PPixel Pulse Editorial
2026-06-14
10 min read

A practical recurring tracker for following VCT dates, Valorant results, standings, and the best times to check back.

If you follow competitive Valorant, the hard part is rarely finding a match stream. The hard part is keeping the full picture straight: where a team sits in the season, which results matter most, when the next stage begins, and how standings changes affect qualification. This tracker is built to solve that problem. Instead of chasing updates across social posts, bracket pages, and separate league hubs, you can use this guide as a repeatable framework for monitoring the Valorant Champions Tour, checking recent results, understanding what standings shifts actually mean, and knowing when it is worth coming back for fresh updates.

Overview

This article is a practical guide to following the Valorant esports schedule over time rather than just checking one event at a time. The VCT calendar tends to move through recurring phases: league play, international events, qualification races, playoffs, and season-ending championship moments. Even when formats change from one season to the next, the reader’s job stays mostly the same: track dates, results, standings, and context.

That is why a good VCT schedule tracker should do more than list upcoming matches. It should answer a few basic questions quickly:

  • What is happening now in the current competitive window?
  • Which matches have already reshaped the table?
  • What comes next for each region or international event?
  • Which teams are rising, slipping, or sitting on qualification bubble territory?
  • When should you check back for meaningful changes rather than noise?

For most readers, the most useful version of a Valorant tracker is not a minute-by-minute live blog. It is a clean snapshot that can be refreshed on a regular cadence. That makes it easier to follow the broader season without getting lost in every roster rumor or one-off map score.

In practice, you can think of this page as a standing reference for four recurring data points: upcoming VCT dates, recent Valorant results, current Valorant standings, and the short list of tournaments or matches that carry the most weight next. If you already follow other scenes, this is similar in spirit to a traditional sports table-plus-fixture page, with the added complication that Valorant’s ecosystem can shift between regional leagues and global LAN events.

For readers tracking multiple scenes at once, it can also help to compare formats and update habits with our Counter-Strike 2 Esports Schedule, Results, and Rankings Tracker and our League of Legends Esports Schedule and Standings Tracker. The core habit is similar even if the competitive structures differ.

What to track

If you want a tracker that stays useful all season, focus on the variables that genuinely change the competitive picture. Not every result deserves equal attention. The following categories are the ones worth monitoring every time you revisit the page.

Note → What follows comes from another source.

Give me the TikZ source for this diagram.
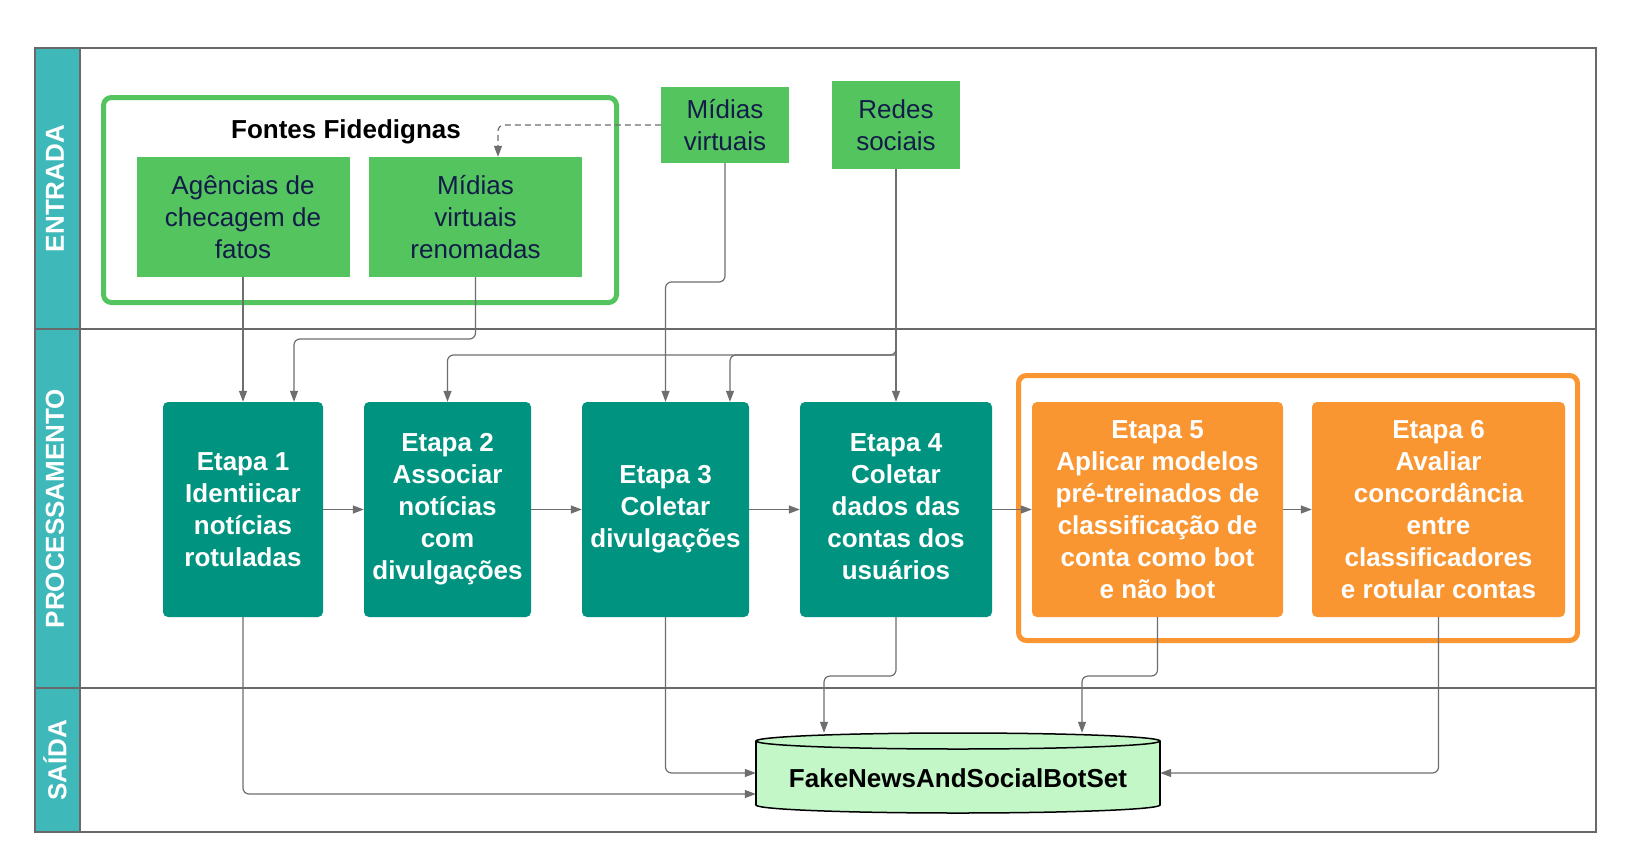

1. Stage and event placement

Start by locating the current part of the season. Is the scene in regional league play, a playoff bracket, a qualification window, or an international event? This matters because the meaning of a win changes with the format. A routine regular-season win can help seeding, but a playoff loss may end a run entirely. Before reading too much into any score line, identify the competitive layer it belongs to.

This is also where a tracker becomes more valuable than a plain fixture list. A useful upcoming Valorant tournaments page should separate:

  • Regional VCT league matches
  • Interregional or international events
  • Play-in or qualification rounds
  • Playoff matches
  • Final championship stages

Even if official formats evolve, these buckets help readers understand whether a date matters for local standings, global qualification, or title contention.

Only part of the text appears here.